Tuesday, August 21, 2012


Chorus Girls, State Library of New South Wales
You don't know it, but every dancer out there has it. Anyone can catch it, no matter how long you've been dancing. And once you have it, it's difficult to get rid of. What is it?


Comparitis is comparing yourself to any other dancer. It doesn't matter if she's younger than you, been dancing longer than you, or does a completely different style then you, you'll ultimately end up comparing yourself to another dancer at more than one point in your dance career. You'll see her on the stage or in a video, and think, "Why bother? I'll never be as good as her."

I nearly caught Comparitis last week. I've been practicing with Rachel Brice's new online studio, Datura Online (check it out--classes for every dancer!), and as I tried and failed at the combination that Rachel (of course) made look like a child could do, I started to get that feeling again. For me, it starts as a sweaty, panicky feeling. Then the worry starts in the back of my mind: "What if I'm not good enough? What if I never get this?"

Luckily, Rachel had already taken to Twitter to help other dancers beat Comparitis. After someone mentioned difficulty learning a combo from one of Datura's new videos, Rachel replied that it had taken her days to memorize and learn the combo, even though she was the one who created it!

When you find yourself coming down with Comparitis, take the following remedies to hold it off--maybe even make you immune forever!
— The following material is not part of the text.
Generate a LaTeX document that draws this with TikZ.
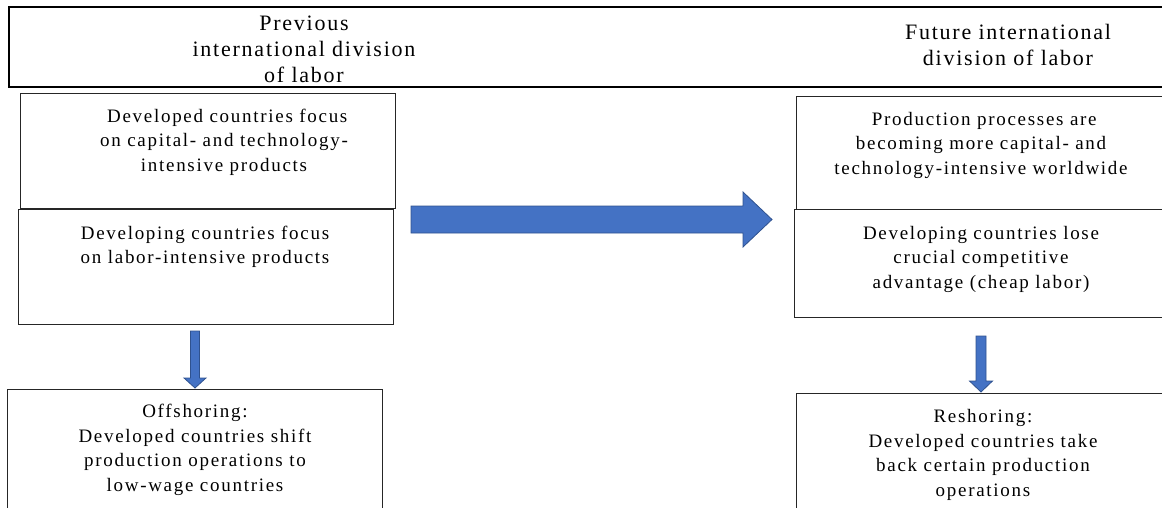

1. Remember that every dancer, including the one you are comparing yourself to, started out somewhere.
2. Every dancer is unique, especially you. You have different bodies, different background, may have done different types of dancing, had different teachers--the list goes on. No dancer takes the exact same path as you.
3. Realize that the dancer you're comparing yourself not only had to come up with what she's doing, but she had to practice it, drill it, do it until she could do it in her sleep. You're seeing the end result of months and years of hard work.
4. You're comparing your insides to someone else's outsides. The dancer you're comparing yourself to has probably looked at another dancer and said the same thing: "I'll never be as good as her."
5. Keep practicing!

After working with the new Rachel combo for 30 minutes, I was confident enough with it to think about adding it to a performance I'm doing next month. But first, I'll have to practice it a couple times!

Wednesday, August 8, 2012

Structuring Your Practice

Ruth St. Denis in the Cobras, New York Public Library
Now that you've figured out how much time you have to spend on dance practice, what do you do with that time? What's the best use of it, and how can you make sure you get in all the practice you need?

Fifteen Minutes
If all you've got is fifteen minutes, then it's drill, baby, drill! Make sure you warm up first, so do a minute of jumping jacks or jump rope or something to get your blood flowing. Then pick three short drills. For instance, maybe you can do 3/4 shimmies, chest lifts, and head slides. Put on your favorite music, and drill for about fifteen minutes. Then cool down by stretching out for a minute or two after.

Thirty Minutes
Thirty minutes gives you a little bit more time. Spend longer warming up, about five minutes. You can drill here, and you can even practice combos. Or, if you're getting ready for a show, just dance out your music for half your practice time. Thirty minutes give you plenty of time to throw in a couple of drills and then experiment a little. Finish up with five minutes of stretching.

Forty-Five Minutes
You've got forty-five minutes! What's a technique you've been wanting to learn or practice? Start with a five-minute warm-up, then drill your basis for about ten minutes. Then you can dedicate a solid chunk of time to working on a specific technique.  Fifteen or twenty minutes, and make sure you don't over-do it. Then you can throw in a couple of creative things, maybe put on a song you've wanted to solo with and see how your body responds. Finish with a nice long cool down and stretch out your muscles--you'll need it.

One Hour or More
If you have an hour or more, you can really spend some time in the warmup and cool down. If you're a yogi, do a couple of yoga stretches to warm up your muscles. Some sun salutations will get you all ready to go. If you can't tell your downward dog from your cat pose, then some jumping junks, lunges, pushups, and squats will get your muscles nice and warm, and will help you build strength. Once you're all warmed up, you'll want to keep things interesting. Drill for about twenty minutes, then switch to technique, then go to creative, then maybe go back to drilling. Or, if you have a bellydance technique video, put that on and do some of the exercises. You can even try to learn something new by watching YouTube videos or performances. When you're out of time, do a nice yoga cool down. You've been working hard, and you'll want to avoid any soreness the following day.

No matter how little time you've got to practice belly dance, you always have time to do something. Now you have no excuse to not practice, so figure out how much time you've got, and get out there and dance!